Jazuli menguraikan bahwa skema baru pemilu akan berjalan dalam dua tahap: pertama, Pemilu Nasional (Presiden, DPR, dan DPD) tetap dilaksanakan pada 2029; kedua, Pemilu Daerah (Pilkada dan DPRD) digeser ke tahun 2031 dan disatukan pelaksanaannya.
Menurutnya, implikasi dari pemisahan ini tidak bisa diremehkan. Maka dari itu, DPR bersama pemerintah perlu segera menyiapkan revisi UU Pemilu dan Pilkada agar transisi dari model lama ke yang baru berjalan lancar.

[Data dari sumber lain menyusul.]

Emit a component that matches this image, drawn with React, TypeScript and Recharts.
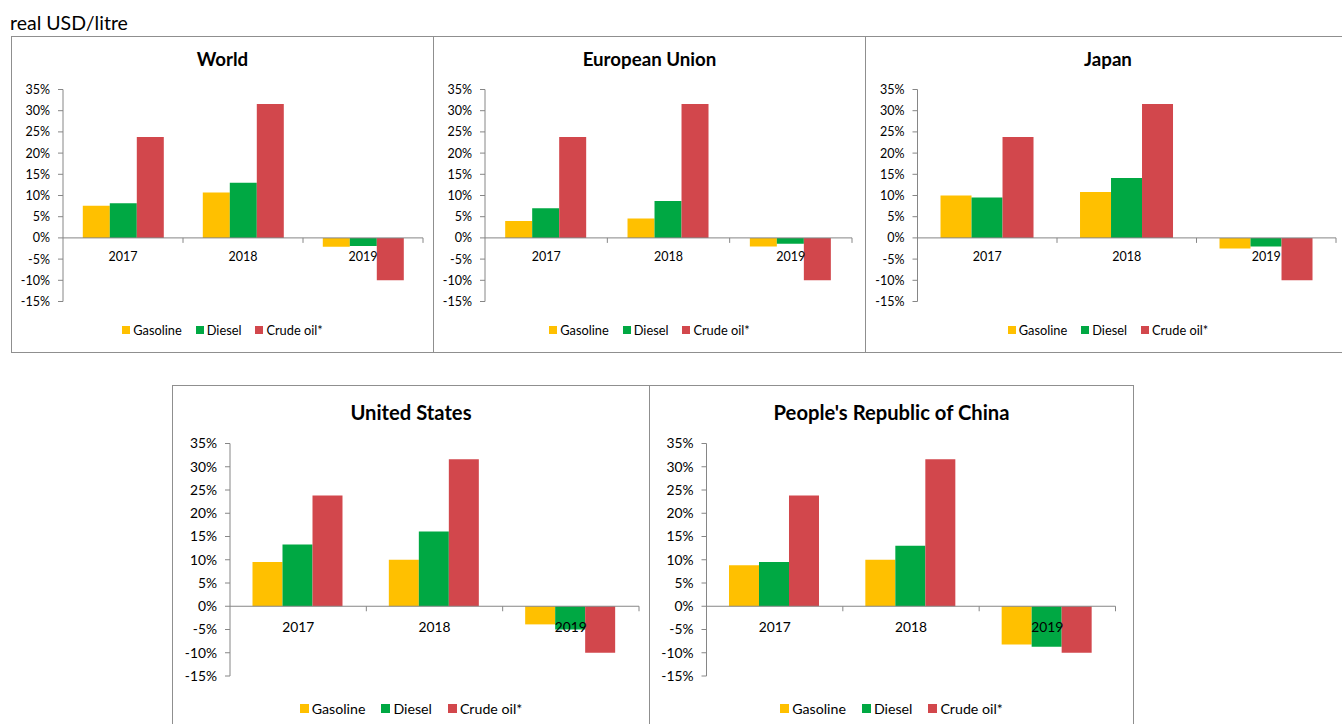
import React from 'react';
import { Bar, BarChart, ReferenceLine, XAxis, YAxis } from 'recharts';

const years = ['2017', '2018', '2019'];
const seriesNames = ['Gasoline', 'Diesel', 'Crude oil*'];
const seriesKeys = ['gasoline', 'diesel', 'crude'];
const seriesColors = ['#FFC000', '#00A843', '#D2474C'];
const yTicks = [-15, -10, -5, 0, 5, 10, 15, 20, 25, 30, 35];

// crude oil is the same benchmark in every panel
const crudeOil = [23.8, 31.6, -10.0];

const worldGasoline = [7.6, 10.7, -2.1];
const worldDiesel = [8.2, 13.0, -1.9];
const euGasoline = [4.0, 4.6, -2.0];
const euDiesel = [7.0, 8.7, -1.4];
const japanGasoline = [10.0, 10.8, -2.5];
const japanDiesel = [9.5, 14.1, -2.0];
const usGasoline = [9.5, 10.0, -3.9];
const usDiesel = [13.3, 16.1, -5.0];
const chinaGasoline = [8.8, 10.0, -8.2];
const chinaDiesel = [9.5, 13.0, -8.7];

const AXIS_GREY = '#868686';
const FONT = 'Lato, "Open Sans", sans-serif';

interface PanelLayout {
  title: string;
  gasoline: number[];
  diesel: number[];
  left: number;
  top: number;
  width: number;
  height: number;
  plotLeft: number;
  plotTop: number;
  plotBottom: number;
  plotRight: number;
  titleY: number;
  legendY: number;
  labelGap: number;
  fontSize: number;
  legendSize: number;
  legendGap: number;
  titleSize: number;
  markerSize: number;
}

const topRow = { top: 36, height: 317, plotTop: 53.5, plotBottom: 265.5, titleY: 23, legendY: 294, labelGap: 18.5, fontSize: 12.5, legendSize: 12.8, legendGap: 14, titleSize: 18.7, markerSize: 8 };
const bottomRow = { top: 385, height: 345, plotTop: 58.5, plotBottom: 291, titleY: 27, legendY: 323, labelGap: 20.5, fontSize: 13.8, legendSize: 14.2, legendGap: 16, titleSize: 20.2, markerSize: 9 };

const panels: PanelLayout[] = [
  { ...topRow, title: 'World', gasoline: worldGasoline, diesel: worldDiesel, left: 11, width: 423, plotLeft: 52, plotRight: 412 },
  { ...topRow, title: 'European Union', gasoline: euGasoline, diesel: euDiesel, left: 433, width: 433, plotLeft: 52, plotRight: 419 },
  { ...topRow, title: 'Japan', gasoline: japanGasoline, diesel: japanDiesel, left: 865, width: 486, plotLeft: 52.5, plotRight: 471 },
  { ...bottomRow, title: 'United States', gasoline: usGasoline, diesel: usDiesel, left: 172, width: 478, plotLeft: 58, plotRight: 467 },
  { ...bottomRow, title: "People's Republic of China", gasoline: chinaGasoline, diesel: chinaDiesel, left: 649, width: 485, plotLeft: 57.5, plotRight: 466.5 },
];

const Y_AXIS_W = 44;
const X_AXIS_H = 20;

function Panel({ p }: { p: PanelLayout }) {
  const data = years.map((year, i) => ({
    year,
    gasoline: p.gasoline[i],
    diesel: p.diesel[i],
    crude: crudeOil[i],
  }));
  const plotH = p.plotBottom - p.plotTop;
  const halfBand = (p.plotRight - p.plotLeft) / years.length / 2;
  const belowZero = (plotH * 15) / 50;

  const CategoryTick = (props: any) => {
    const { x, y, payload } = props;
    const zeroY = y - belowZero;
    return (
      <g>
        <line x1={x + halfBand} x2={x + halfBand} y1={zeroY} y2={zeroY + 5} stroke={AXIS_GREY} />
        <text
          x={x}
          y={zeroY + p.labelGap}
          textAnchor="middle"
          dominantBaseline="central"
          fontSize={p.fontSize}
          fontFamily={FONT}
          fill="#000"
        >
          {payload.value}
        </text>
      </g>
    );
  };

  return (
    <div style={{ position: 'absolute', left: p.left, top: p.top, width: p.width, height: p.height }}>
      <div
        style={{
          position: 'absolute',
          inset: 0,
          border: '1px solid #8f8f8f',
          background: '#fff',
        }}
      />
      <div
        style={{
          position: 'absolute',
          left: 0,
          width: p.width,
          top: p.titleY - 12,
          lineHeight: '24px',
          textAlign: 'center',
          fontWeight: 700,
          fontSize: p.titleSize,
          color: '#000',
        }}
      >
        {p.title}
      </div>
      <div style={{ position: 'absolute', left: 0, top: 0 }}>
        <BarChart
          width={p.width}
          height={p.plotBottom + X_AXIS_H + 10}
          data={data}
          margin={{ top: p.plotTop, right: p.width - p.plotRight, left: p.plotLeft - Y_AXIS_W, bottom: 10 }}
          barCategoryGap="16.5%"
          barGap={0}
        >
          <XAxis
            dataKey="year"
            height={X_AXIS_H}
            axisLine={false}
            tickLine={false}
            tickSize={0}
            tickMargin={0}
            tick={<CategoryTick />}
            interval={0}
          />
          <YAxis
            width={Y_AXIS_W}
            domain={[-15, 35]}
            ticks={yTicks}
            interval={0}
            allowDataOverflow
            axisLine={{ stroke: AXIS_GREY }}
            tickLine={{ stroke: AXIS_GREY }}
            tickSize={5}
            tickMargin={8}
            tick={{ fontSize: p.fontSize, fontFamily: FONT, fill: '#000' }}
            tickFormatter={(v: number) => `${v}%`}
          />
          {seriesKeys.map((key, i) => (
            <Bar key={key} dataKey={key} name={seriesNames[i]} fill={seriesColors[i]} isAnimationActive={false} />
          ))}
          <ReferenceLine y={0} stroke={AXIS_GREY} />
        </BarChart>
      </div>
      <div
        style={{
          position: 'absolute',
          left: 0,
          width: p.width,
          top: p.legendY - 10,
          height: 20,
          display: 'flex',
          justifyContent: 'center',
          alignItems: 'center',
          fontSize: p.legendSize,
          color: '#000',
        }}
      >
        {seriesNames.map((name, i) => (
          <div key={name} style={{ display: 'flex', alignItems: 'center', marginLeft: i === 0 ? 0 : p.legendGap }}>
            <span
              style={{
                display: 'inline-block',
                width: p.markerSize,
                height: p.markerSize,
                background: seriesColors[i],
                marginRight: 3,
              }}
            />
            <span>{name}</span>
          </div>
        ))}
      </div>
    </div>
  );
}

export default function App() {
  return (
    <div
      style={{
        position: 'fixed',
        left: 0,
        top: 0,
        width: 1342,
        height: 724,
        overflow: 'hidden',
        background: '#fff',
        fontFamily: FONT,
      }}
    >
      <div style={{ position: 'absolute', left: 10, top: 13, fontSize: 19.5, lineHeight: '19.5px', color: '#000' }}>
        real USD/litre
      </div>
      {panels.map((p) => (
        <Panel key={p.title} p={p} />
      ))}
    </div>
  );
}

“Ini bukan sekadar penyesuaian teknis. Ini momen untuk mereformasi tata kelola pemilu agar lebih efisien, partisipatif, dan akuntabel. Termasuk bagaimana mengelola masa jeda antara 2029 hingga 2031 yang menyangkut jabatan kepala daerah dan anggota DPRD,” jelasnya.
Ia menekankan bahwa langkah legislatif selanjutnya harus disusun secara hati-hati dan terbuka terhadap partisipasi publik. “DPR tidak bisa bekerja sendiri. Kita harus melibatkan KPU, Bawaslu, serta masyarakat sipil agar keputusan ini membawa kemajuan, bukan justru konflik baru,” ujar Jazuli.
Jazuli juga menilai bahwa pemisahan pemilu nasional dan daerah sebenarnya bisa membantu efektivitas penyelenggaraan, sebab beban kerja penyelenggara selama ini dinilai sangat berat saat pemilu serentak digelar bersamaan.
Meski berada pada kutub yang berbeda, kedua anggota DPR ini sepakat bahwa tindak lanjut atas putusan MK adalah revisi UU Pemilu yang matang, konstitusional, dan berorientasi pada kualitas demokrasi.